Brunovsky Riccati Recursion for Linear Model Predictive Control
Shaohui Yang, Toshiyuki Ohtsuka, Colin N. Jones
TL;DR
This paper introduces a Brunovsky Riccati Recursion to solve LQ OCPs for LTI systems more efficiently by transforming dynamics into Brunovsky form. The method uses Kalman decomposition to isolate the controllable part, deadbeat feedback to reach Brunovsky structure, and a coordinate transformation to perform Riccati recursion with highly sparse, block-diagonal dynamics. Parallel precomputation of the transformations and data-parallel cost and solution updates yield a reduced overall complexity, potentially approaching O(n_x^3) with sufficient parallelism.

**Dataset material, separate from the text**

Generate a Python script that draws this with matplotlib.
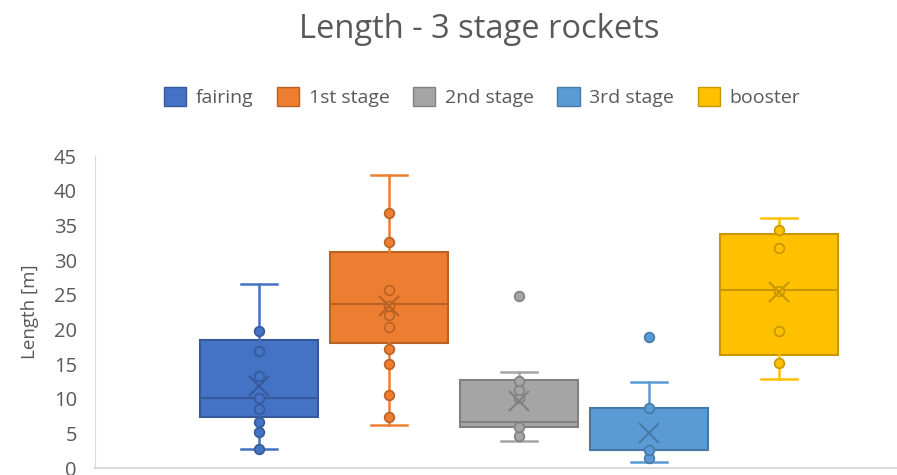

Numerical experiments validate significant speedups over classical Riccati recursion for large state dimensions and discuss implementation considerations and future improvements.
Abstract
In almost all algorithms for Model Predictive Control (MPC), the most time-consuming step is to solve some form of Linear Quadratic (LQ) Optimal Control Problem (OCP) repeatedly. The commonly recognized best option for this is a Riccati recursion based solver, which has a time complexity of $\mathcal{O}(N(n_x^3 + n_x^2 n_u + n_x n_u^2 + n_u^3))$. In this paper, we propose a novel \textit{Brunovsky Riccati Recursion} algorithm to solve LQ OCPs for Linear Time Invariant (LTI) systems. The algorithm transforms the system into Brunovsky form, formulates a new LQ cost (and constraints, if any) in Brunovsky coordinates, performs the Riccati recursion there, and converts the solution back. Due to the sparsity (block-diagonality and zero-one pattern per block) of Brunovsky form and the data parallelism introduced in the cost, constraints, and solution transformations, the time complexity of the new method is greatly reduced to $\mathcal{O}(n_x^3 + N(n_x^2 n_u + n_x n_u^2 + n_u^3))$ if $N$ threads/cores are available for parallel computing.